Conservation districts are governed by a board of 5-11 unpaid, ELECTED supervisors that have important roles as local conservation leaders to effectively nurture conservation in communities across the State. The supervisors are local landowners (or their designee per CRS 35-70-107) and serve as volunteers without pay. Each district also has one paid manager to handle administrative requirements and support the programs selected by the districts’ Boards of Directors.
Deer Trail Conservation District and East Adams Conservation District operate independently with separate Supervisors and Boards, but have chosen to join together on projects and programs where their combined resources can ensure or accelerate success. This web site is one of those programs.
Our districts have many working partners that help us achieve our goals, some of those key partners are the federally funded Natural Resources Conservation Service and Farm Service Agency, and Adams County Extension through CSU.
The original Deer Trail Soil Conservation District was established by a referendum and certificate of organization issued by the Colorado Secretary of State on September 15, 1943.
The original East Adams Soil Conservation District was established by a referendum and certificate of organization issued by the Colorado Secretary of State on February 15, 1951.
The original goal of the District was to protect soil and prevent soil erosion after experiencing the devastating effects of the dust bowl.
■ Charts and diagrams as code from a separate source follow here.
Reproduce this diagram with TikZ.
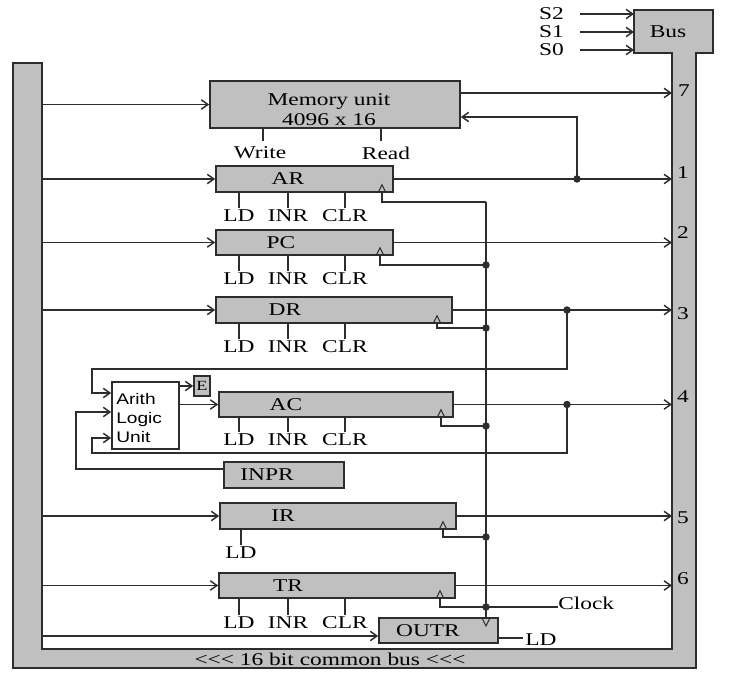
\documentclass[tikz,border=0pt]{standalone}
\usepackage{fontspec}
\setmainfont{Liberation Serif}[FakeStretch=1.3]
\newfontfamily\alufont{Liberation Sans}[FakeStretch=1.25]
\usetikzlibrary{arrows.meta,fit}
\definecolor{busgray}{RGB}{192,192,192}
\definecolor{wire}{RGB}{45,45,45}

\begin{document}
\begin{tikzpicture}[x=0.75pt, y=-0.75pt,
  reg/.style={draw=wire, fill=busgray, line width=1.2pt, inner sep=0pt},
  txt/.style={inner sep=0pt, font=\fontsize{13.5}{15}\selectfont},
  sig/.style={draw=wire, line width=1.1pt},
  arr/.style={sig, -{Straight Barb[length=5pt,width=7pt]}},
  clk/.style={draw=wire, line width=0.8pt},
  dot/.style={fill=wire}
]
\useasboundingbox (0,0) rectangle (729,680);

% common bus and bus selector
\draw[fill=busgray, draw=wire, line width=1.2pt] (13,63) -- (42,63) -- (42,649) -- (672,649) -- (672,53) -- (634,53) -- (634,10) -- (713,10) -- (713,53) -- (696,53) -- (696,668) -- (13,668) -- cycle;
\coordinate (busL) at (42,0);
\coordinate (busR) at (672,0);
\coordinate (busbox) at (634,0);
\node[txt] (bus) at (668,32) {Bus};
\node[txt] (bustxt) at (330,659) {<{}<{}< 16 bit common bus <{}<{}<};
\foreach \s/\y in {S2/14,S1/32,S0/50} {
  \node[txt, anchor=east] (\s) at (564,\y) {\s};
  \draw[arr] ([xshift=12pt]\s.east) -- (busbox |- \s.east);
}

% memory
\node[reg, fit={(210,81) (460,128)}] (mem) {};
\node[txt, align=center] (tmem) at (329,110) {Memory unit\\4096 x 16};
\draw[arr] (busL |- mem.west) -- (mem.west);
\draw[arr] (mem.east |- 0,93) -- (busR |- 0,93);
\node[txt] (n7) at (684,91) {7};
\node[txt] (write) at (260,153) {Write};
\node[txt] (read) at (386,153) {Read};
\draw[sig] (mem.south -| 263,0) -- (263,141);
\draw[sig] (mem.south -| 381,0) -- (381,141);

% registers
\foreach \r/\xa/\ya/\xb/\yb/\tx in {AR/216/166/393/192/288, PC/216/230/393/255/281,
    DR/216/297/452/323/285, AC/219/392/453/417/286, IR/220/503/456/529/283, TR/219/573/455/598/288} {
  \node[reg, fit={(\xa,\ya) (\xb,\yb)}] (\r) {};
  \node[txt] (t\r) at (\tx,{(\ya+\yb)/2}) {\r};
}
\node[reg, fit={(224,462) (344,488)}] (INPR) {};
\node[txt] (tINPR) at (267,475) {INPR};
\node[reg, fit={(379,618) (498,643)}] (OUTR) {};
\node[txt] (tOUTR) at (428,631) {OUTR};

% bus to registers, registers to bus
\foreach \r in {AR,PC,DR,IR,TR}
  \draw[arr] (busL |- \r.west) -- (\r.west);
\draw[arr] (busL |- 0,636) -- (OUTR.west |- 0,636);
\foreach \r/\n/\ny in {AR/1/173, PC/2/233, DR/3/314, AC/4/397, IR/5/518, TR/6/579} {
  \draw[arr] (\r.east) -- (busR |- \r.east);
  \node[txt] (n\n) at (683,\ny) {\n};
}
\fill[dot] (577,0 |- AR.east) circle[radius=2.8pt];
\draw[arr] (577,0 |- AR.east) |- (mem.east |- 0,117);

% control inputs
\foreach \r/\ly in {AR/216, PC/279, DR/347, AC/440, TR/623} {
  \foreach \x/\c in {239/LD, 288/INR, 345/CLR} {
    \node[txt] (\r\c) at (\x,\ly) {\c};
    \draw[sig] (\r\c.north |- \r.south) -- ([yshift=1.5pt]\r\c.north);
  }
}
\node[txt] (IRLD) at (241,553) {LD};
\draw[sig] (IRLD.north |- IR.south) -- ([yshift=1.5pt]IRLD.north);
\node[txt, anchor=west] (oLD) at (525,640) {LD};
\draw[sig] (OUTR.east |- 0,638) -- ([xshift=-1.5pt]oLD.west |- 0,638);

% clock
\foreach \r/\cx/\cy in {AR/382/202, PC/380/265, DR/437/328, AC/441/426, IR/443/537, TR/440/607} {
  \draw[clk] (\cx,0 |- \r.south) ++(-3.5,-1) -- ++(3.5,-7) -- ++(3.5,7) -- cycle;
  \draw[sig] (\cx,0 |- \r.south) |- (486,\cy);
}
\foreach \cy in {265,328,426,537,607}
  \fill[dot] (486,\cy) circle[radius=2.8pt];
\draw[sig] (486,202) -- (486,0 |- OUTR.north);
\draw[clk] (482.5,619) -- (486,626) -- (489.5,619);
\node[txt, anchor=west] (clock) at (558,603) {Clock};
\draw[sig] (486,607) -- (clock.west |- 0,607);

% ALU and E
\node[draw=wire, fill=white, line width=1.2pt, inner sep=0pt, fit={(112,382) (179,449)}] (ALU) {};
\node[anchor=west, inner sep=0pt, align=left, font=\alufont\fontsize{11.5}{14.25}\selectfont] (tALU) at (116,418) {Arith\\Logic\\Unit};
\node[reg, fit={(194,376) (210,396)}] (E) {};
\node[txt, font=\fontsize{10.5}{11}\selectfont] (tE) at (E.center) {E};
\draw[arr] (ALU.east |- E.west) -- (E.west);
\draw[arr] (ALU.east |- AC.west) -- (AC.west);
\fill[dot] (567,0 |- DR.east) circle[radius=2.8pt];
\fill[dot] (567,0 |- AC.east) circle[radius=2.8pt];
\draw[arr] (567,0 |- DR.east) |- (92,369) |- (ALU.west |- 0,393);
\draw[arr] (INPR.west |- 0,469) -| (76,412) -- (ALU.west |- 0,412);
\draw[arr] (567,0 |- AC.east) |- (92,453) |- (ALU.west |- 0,438);
\end{tikzpicture}
\end{document}
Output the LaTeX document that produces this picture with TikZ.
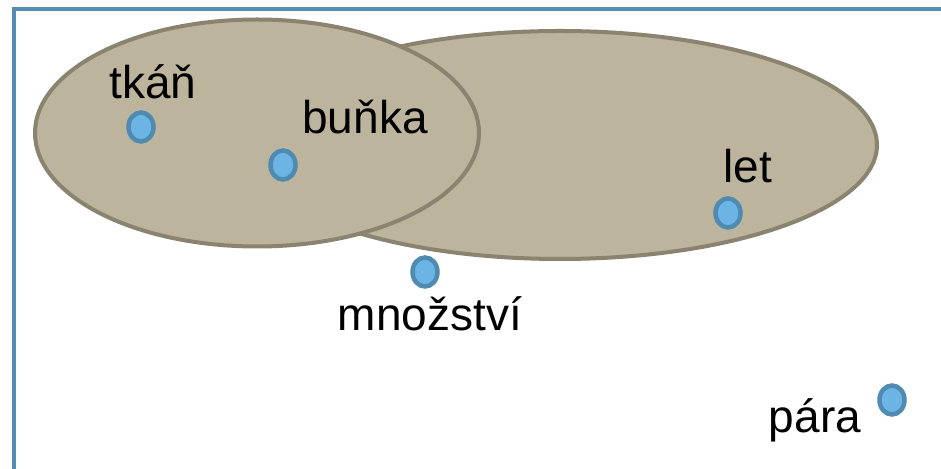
\documentclass[tikz,border=0pt]{standalone}
\usepackage{fontspec}
\setmainfont{Liberation Sans}
\usetikzlibrary{shapes.geometric, positioning}

\definecolor{framecol}{RGB}{88,141,178}
\definecolor{blobfill}{RGB}{188,180,156}
\definecolor{blobline}{RGB}{137,131,111}
\definecolor{dotfill}{RGB}{108,180,228}
\definecolor{dotline}{RGB}{79,138,176}

\begin{document}
\begin{tikzpicture}[x=0.5pt, y=-0.5pt]
                \tikzset{
                    blob/.style={ellipse, draw=blobline, fill=blobfill, line width=2pt, inner sep=0pt},
                    dot/.style={ellipse, draw=dotline, fill=dotfill, line width=2.25pt, inner sep=0pt, minimum width=12.5pt, minimum height=14.5pt},
                    word/.style={anchor=base, inner sep=0pt, font=\fontsize{23}{27}\selectfont}
                }

                \useasboundingbox (0,0) rectangle (941,469);
                \clip (0,0) rectangle (941,469);

                % FRAME
                \draw[framecol, line width=2.25pt] (14,9) rectangle (1000,520);

                % SETS
                \node[blob, minimum width=317pt, minimum height=114pt] (big) at (560,145) {};
                \node[blob, minimum width=222pt, minimum height=113.5pt] (small) at (257,133) {};

                % POINTS
                \node[dot] (tkan) at (141,127) {};
                \node[dot] (bunka) at (283,165) {};
                \node[dot] (let) at (728,213) {};
                \node[dot] (mnozstvi) at (425,272) {};
                \node[dot] (para) at (892,400) {};

                % LABELS
                \node[word] (tkan-lbl) at (153,99) {tkáň};
                \node[word] (bunka-lbl) at (365,134) {buňka};
                \node[word] (let-lbl) at (748,183) {let};
                \node[word] (mnozstvi-lbl) at (430,331) {množství};
                \node[word] (para-lbl) at (815,433) {pára};

            \end{tikzpicture}
\end{document}
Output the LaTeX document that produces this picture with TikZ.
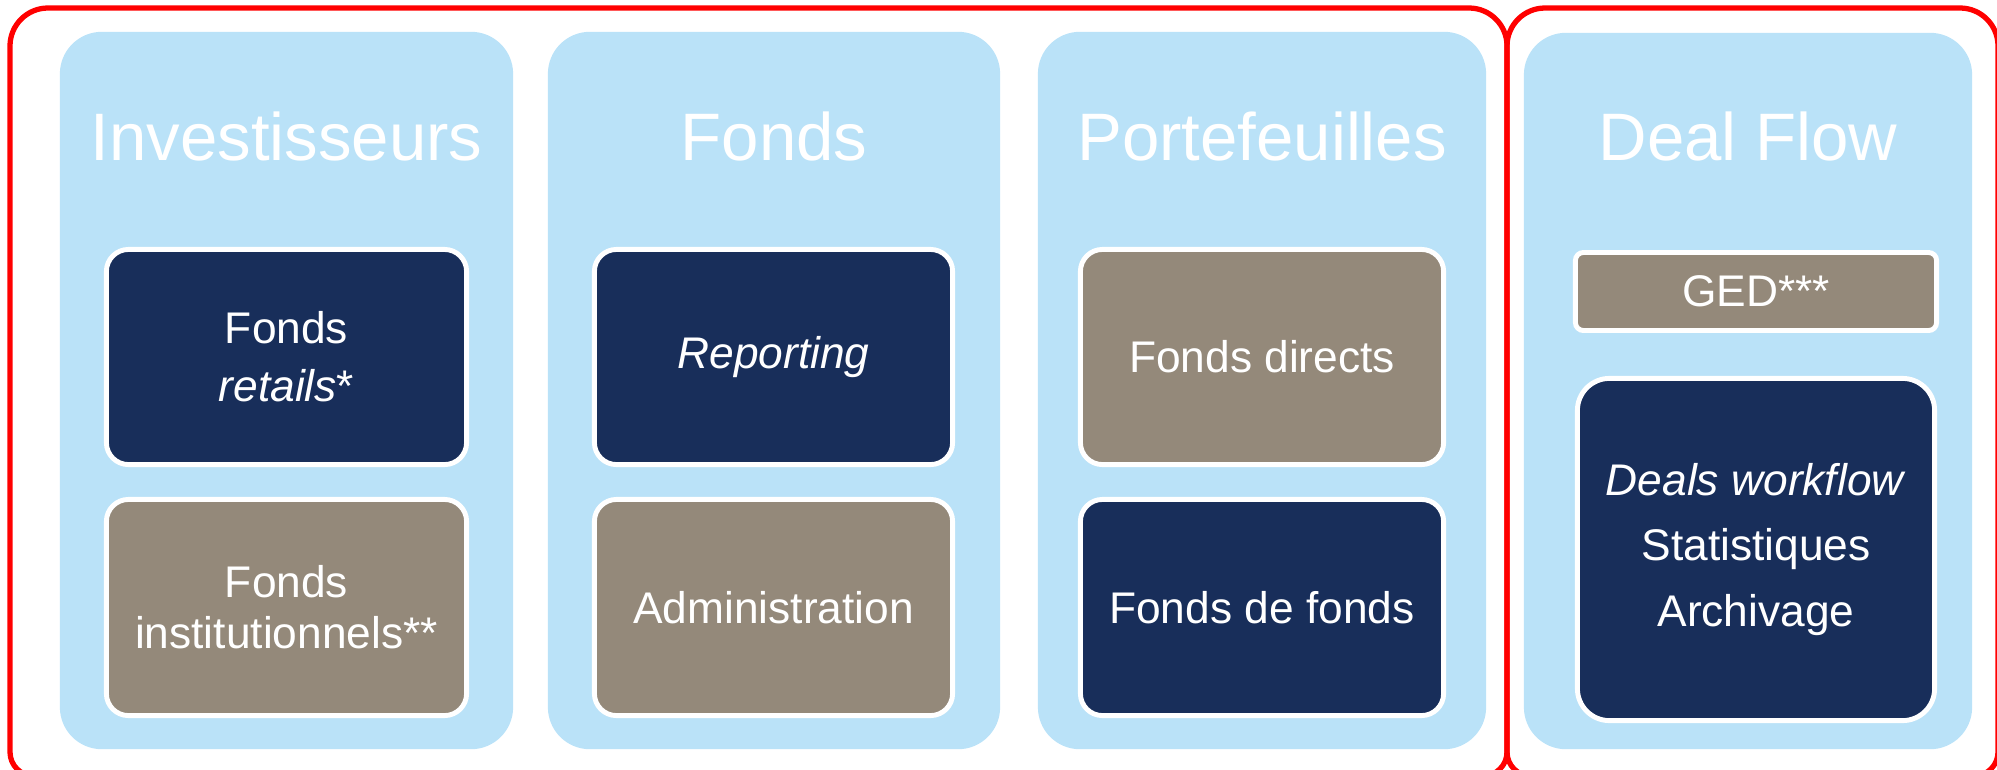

The District provides representation for all private and public landowners in their designated area. The importance of water came years later with the growth in population and an obvious decrease in the water table. In 2003 the word “Soil” was removed from the name of the District to expand the importance of conservation to all natural resources in the District.
The District is governed by a Board of Supervisors composed of five landowners. Members of the Board are elected at a public election held on the first Tuesday of May in even numbered years. Two members are elected for four-year terms one election years and three members are elected for four-year terms on the next election year.